Stored items
★ ★ ★ ★ ★

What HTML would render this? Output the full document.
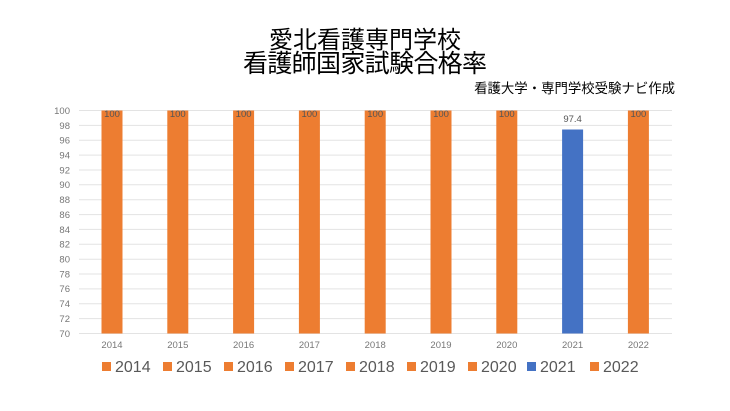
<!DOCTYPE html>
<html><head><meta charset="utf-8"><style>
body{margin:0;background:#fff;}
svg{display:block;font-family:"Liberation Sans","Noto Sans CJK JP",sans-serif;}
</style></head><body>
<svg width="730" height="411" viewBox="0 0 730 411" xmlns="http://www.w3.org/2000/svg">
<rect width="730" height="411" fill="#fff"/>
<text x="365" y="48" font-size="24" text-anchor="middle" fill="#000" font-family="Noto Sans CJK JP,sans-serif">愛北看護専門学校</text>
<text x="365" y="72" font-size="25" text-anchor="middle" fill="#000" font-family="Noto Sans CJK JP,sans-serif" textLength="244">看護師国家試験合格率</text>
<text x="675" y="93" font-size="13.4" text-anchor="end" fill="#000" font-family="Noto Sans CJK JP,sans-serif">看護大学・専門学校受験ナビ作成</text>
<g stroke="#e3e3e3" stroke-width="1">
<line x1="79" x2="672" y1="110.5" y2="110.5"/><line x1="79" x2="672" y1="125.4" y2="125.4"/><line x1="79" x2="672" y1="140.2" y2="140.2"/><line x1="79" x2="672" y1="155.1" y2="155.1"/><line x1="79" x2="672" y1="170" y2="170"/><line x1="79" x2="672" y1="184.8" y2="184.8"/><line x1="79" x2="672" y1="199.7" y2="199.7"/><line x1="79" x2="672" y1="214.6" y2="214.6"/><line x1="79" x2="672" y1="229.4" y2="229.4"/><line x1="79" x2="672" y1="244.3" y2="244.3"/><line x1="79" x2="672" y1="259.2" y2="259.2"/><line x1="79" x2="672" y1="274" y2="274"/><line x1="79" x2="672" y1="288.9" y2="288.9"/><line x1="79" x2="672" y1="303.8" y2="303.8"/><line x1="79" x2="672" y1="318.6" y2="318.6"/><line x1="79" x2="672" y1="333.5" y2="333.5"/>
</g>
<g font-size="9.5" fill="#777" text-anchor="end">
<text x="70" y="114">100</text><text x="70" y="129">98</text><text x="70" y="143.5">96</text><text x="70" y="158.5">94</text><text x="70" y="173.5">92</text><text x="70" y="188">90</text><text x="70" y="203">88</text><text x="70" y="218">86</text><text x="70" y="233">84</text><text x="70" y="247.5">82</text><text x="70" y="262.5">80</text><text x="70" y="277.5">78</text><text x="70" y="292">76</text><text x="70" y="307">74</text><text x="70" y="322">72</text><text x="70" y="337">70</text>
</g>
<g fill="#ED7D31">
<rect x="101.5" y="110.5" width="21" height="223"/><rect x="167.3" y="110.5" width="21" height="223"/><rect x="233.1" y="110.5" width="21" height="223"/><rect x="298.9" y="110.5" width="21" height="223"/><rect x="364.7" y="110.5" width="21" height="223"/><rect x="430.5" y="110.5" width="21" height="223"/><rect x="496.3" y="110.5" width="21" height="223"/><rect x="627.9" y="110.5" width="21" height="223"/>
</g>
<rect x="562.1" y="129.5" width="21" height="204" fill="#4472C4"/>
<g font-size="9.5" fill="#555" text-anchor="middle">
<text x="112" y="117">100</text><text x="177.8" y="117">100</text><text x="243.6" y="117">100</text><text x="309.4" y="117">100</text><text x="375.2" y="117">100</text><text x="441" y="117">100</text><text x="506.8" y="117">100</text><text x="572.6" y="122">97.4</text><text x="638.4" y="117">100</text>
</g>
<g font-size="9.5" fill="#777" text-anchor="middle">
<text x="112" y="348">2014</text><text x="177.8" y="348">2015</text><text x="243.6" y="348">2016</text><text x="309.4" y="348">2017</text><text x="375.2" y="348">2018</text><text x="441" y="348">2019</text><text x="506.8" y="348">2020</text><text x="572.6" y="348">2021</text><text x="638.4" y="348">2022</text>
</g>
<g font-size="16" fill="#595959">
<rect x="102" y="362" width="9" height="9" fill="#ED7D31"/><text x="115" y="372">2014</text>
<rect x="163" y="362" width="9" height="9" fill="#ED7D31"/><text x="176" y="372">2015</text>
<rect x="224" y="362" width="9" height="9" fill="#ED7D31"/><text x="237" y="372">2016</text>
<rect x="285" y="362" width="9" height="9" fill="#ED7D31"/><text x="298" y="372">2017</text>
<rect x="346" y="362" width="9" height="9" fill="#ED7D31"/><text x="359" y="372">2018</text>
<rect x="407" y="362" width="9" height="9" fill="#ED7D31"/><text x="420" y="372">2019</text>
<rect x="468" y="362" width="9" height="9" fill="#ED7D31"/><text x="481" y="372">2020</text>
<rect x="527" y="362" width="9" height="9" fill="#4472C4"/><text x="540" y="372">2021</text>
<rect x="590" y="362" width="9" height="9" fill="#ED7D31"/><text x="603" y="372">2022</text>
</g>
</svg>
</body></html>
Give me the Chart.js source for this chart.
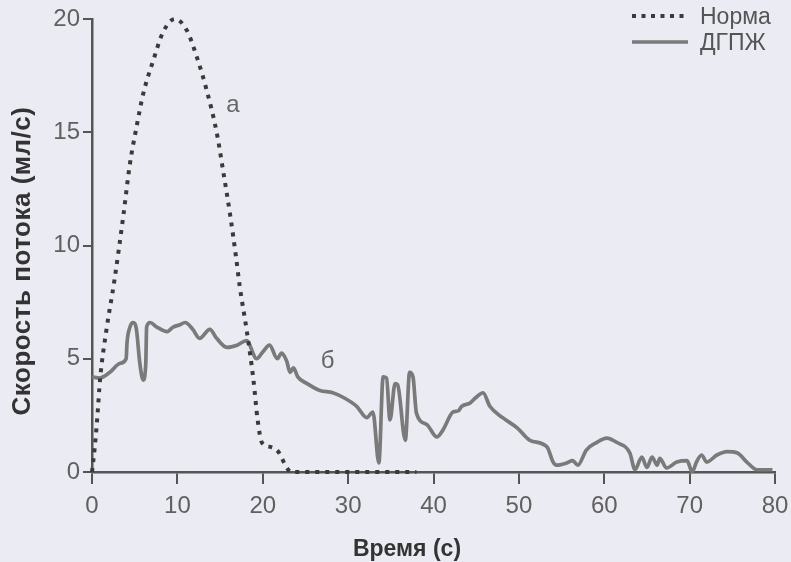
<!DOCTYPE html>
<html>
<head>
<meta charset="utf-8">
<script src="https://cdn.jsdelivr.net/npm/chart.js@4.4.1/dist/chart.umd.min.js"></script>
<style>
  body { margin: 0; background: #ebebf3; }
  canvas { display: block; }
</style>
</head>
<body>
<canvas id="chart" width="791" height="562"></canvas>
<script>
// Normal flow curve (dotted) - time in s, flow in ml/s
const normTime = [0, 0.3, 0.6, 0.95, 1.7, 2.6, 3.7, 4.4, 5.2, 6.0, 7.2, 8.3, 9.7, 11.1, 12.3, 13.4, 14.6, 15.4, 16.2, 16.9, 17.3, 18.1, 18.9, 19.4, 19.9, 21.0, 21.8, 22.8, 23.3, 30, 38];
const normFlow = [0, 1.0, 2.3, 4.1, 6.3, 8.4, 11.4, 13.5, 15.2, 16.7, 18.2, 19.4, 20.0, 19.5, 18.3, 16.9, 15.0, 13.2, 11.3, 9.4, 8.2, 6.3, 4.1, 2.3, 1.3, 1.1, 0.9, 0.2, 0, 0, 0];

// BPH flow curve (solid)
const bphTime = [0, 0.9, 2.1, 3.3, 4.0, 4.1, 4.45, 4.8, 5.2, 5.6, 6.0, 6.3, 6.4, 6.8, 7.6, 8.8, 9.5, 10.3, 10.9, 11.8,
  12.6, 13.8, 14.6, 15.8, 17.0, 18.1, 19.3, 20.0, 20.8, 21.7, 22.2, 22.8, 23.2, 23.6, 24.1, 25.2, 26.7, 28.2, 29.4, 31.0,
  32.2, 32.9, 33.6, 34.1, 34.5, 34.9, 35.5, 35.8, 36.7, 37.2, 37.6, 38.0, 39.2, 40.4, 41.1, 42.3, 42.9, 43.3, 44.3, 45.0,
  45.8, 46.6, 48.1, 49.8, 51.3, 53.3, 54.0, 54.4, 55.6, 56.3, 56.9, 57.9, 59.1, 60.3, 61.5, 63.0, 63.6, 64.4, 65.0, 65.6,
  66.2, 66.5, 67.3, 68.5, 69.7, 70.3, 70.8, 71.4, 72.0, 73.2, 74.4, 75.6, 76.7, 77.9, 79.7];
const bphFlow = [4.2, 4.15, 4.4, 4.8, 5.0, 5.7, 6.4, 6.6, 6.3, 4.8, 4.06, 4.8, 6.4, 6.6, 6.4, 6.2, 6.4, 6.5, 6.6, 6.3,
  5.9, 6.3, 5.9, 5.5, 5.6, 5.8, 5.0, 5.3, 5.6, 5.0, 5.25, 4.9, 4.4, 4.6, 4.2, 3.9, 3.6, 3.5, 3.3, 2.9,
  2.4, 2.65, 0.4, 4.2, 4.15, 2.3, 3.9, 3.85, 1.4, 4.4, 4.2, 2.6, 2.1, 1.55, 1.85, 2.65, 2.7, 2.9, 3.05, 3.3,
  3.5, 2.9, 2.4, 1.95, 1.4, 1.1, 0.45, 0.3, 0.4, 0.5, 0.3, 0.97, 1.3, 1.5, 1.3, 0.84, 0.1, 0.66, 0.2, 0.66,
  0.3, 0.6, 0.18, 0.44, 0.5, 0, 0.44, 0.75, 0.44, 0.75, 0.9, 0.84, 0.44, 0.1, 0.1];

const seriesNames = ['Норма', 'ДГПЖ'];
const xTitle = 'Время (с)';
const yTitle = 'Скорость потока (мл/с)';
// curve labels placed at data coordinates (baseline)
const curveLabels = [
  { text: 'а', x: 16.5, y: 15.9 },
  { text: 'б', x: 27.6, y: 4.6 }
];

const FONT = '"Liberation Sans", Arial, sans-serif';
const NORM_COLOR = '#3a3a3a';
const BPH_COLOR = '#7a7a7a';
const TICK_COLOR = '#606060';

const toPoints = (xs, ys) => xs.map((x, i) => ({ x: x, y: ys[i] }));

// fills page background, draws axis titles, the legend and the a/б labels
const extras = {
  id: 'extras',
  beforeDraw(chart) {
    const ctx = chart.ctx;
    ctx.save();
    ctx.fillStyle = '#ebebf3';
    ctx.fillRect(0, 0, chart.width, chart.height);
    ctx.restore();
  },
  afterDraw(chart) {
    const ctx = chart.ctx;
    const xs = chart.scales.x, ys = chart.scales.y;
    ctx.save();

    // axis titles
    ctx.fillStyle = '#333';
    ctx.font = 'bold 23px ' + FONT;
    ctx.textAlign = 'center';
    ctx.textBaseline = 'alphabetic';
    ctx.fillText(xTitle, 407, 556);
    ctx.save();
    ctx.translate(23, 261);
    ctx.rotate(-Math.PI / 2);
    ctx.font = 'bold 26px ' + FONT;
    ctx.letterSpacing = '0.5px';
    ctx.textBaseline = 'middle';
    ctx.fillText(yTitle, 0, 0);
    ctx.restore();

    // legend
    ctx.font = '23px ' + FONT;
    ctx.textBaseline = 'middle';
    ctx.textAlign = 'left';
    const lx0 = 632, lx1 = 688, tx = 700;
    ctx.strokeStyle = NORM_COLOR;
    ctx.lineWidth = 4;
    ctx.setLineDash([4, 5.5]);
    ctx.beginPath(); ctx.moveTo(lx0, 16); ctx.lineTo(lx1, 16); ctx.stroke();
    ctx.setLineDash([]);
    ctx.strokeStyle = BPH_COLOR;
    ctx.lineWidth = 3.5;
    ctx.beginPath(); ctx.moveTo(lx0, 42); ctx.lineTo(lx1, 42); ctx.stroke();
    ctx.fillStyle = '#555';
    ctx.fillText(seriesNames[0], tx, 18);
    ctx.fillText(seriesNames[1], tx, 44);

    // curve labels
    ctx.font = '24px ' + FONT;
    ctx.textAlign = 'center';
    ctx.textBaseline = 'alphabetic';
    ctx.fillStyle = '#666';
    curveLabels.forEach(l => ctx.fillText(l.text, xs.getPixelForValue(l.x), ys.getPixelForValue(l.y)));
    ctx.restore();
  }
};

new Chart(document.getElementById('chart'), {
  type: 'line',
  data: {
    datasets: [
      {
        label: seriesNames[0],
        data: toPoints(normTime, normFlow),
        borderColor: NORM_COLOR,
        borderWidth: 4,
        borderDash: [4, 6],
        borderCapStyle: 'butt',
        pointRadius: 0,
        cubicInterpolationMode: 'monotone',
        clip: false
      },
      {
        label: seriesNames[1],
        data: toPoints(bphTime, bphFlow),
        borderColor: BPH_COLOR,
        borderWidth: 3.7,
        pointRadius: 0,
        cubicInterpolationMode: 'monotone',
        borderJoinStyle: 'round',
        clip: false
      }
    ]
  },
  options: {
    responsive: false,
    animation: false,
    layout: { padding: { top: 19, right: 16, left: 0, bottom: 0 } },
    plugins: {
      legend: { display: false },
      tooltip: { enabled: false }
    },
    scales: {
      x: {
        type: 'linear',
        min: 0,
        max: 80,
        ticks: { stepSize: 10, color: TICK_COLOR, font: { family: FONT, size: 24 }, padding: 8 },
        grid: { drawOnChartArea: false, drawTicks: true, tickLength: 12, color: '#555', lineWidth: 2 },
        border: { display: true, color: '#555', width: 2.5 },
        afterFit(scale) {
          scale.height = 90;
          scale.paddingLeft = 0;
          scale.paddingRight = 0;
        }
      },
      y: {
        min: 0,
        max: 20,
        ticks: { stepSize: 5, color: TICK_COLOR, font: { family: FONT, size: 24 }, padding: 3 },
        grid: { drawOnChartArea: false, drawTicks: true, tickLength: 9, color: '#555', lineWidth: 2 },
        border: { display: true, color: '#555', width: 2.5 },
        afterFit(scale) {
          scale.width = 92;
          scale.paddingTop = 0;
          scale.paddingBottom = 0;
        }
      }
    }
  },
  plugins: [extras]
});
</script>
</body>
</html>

★ ★ ★ ★ ★

### TASK DETAILS
Set down exactly the lines above, from the line containing "Give me the Chart.js source for this chart." through the line containing "0.2, 0, 0, 0];". Skip the pictures.

### FULL ANSWER
Give me the Chart.js source for this chart.
<!DOCTYPE html>
<html>
<head>
<meta charset="utf-8">
<script src="https://cdn.jsdelivr.net/npm/chart.js@4.4.1/dist/chart.umd.min.js"></script>
<style>
  body { margin: 0; background: #ebebf3; }
  canvas { display: block; }
</style>
</head>
<body>
<canvas id="chart" width="791" height="562"></canvas>
<script>
// Normal flow curve (dotted) - time in s, flow in ml/s
const normTime = [0, 0.3, 0.6, 0.95, 1.7, 2.6, 3.7, 4.4, 5.2, 6.0, 7.2, 8.3, 9.7, 11.1, 12.3, 13.4, 14.6, 15.4, 16.2, 16.9, 17.3, 18.1, 18.9, 19.4, 19.9, 21.0, 21.8, 22.8, 23.3, 30, 38];
const normFlow = [0, 1.0, 2.3, 4.1, 6.3, 8.4, 11.4, 13.5, 15.2, 16.7, 18.2, 19.4, 20.0, 19.5, 18.3, 16.9, 15.0, 13.2, 11.3, 9.4, 8.2, 6.3, 4.1, 2.3, 1.3, 1.1, 0.9, 0.2, 0, 0, 0];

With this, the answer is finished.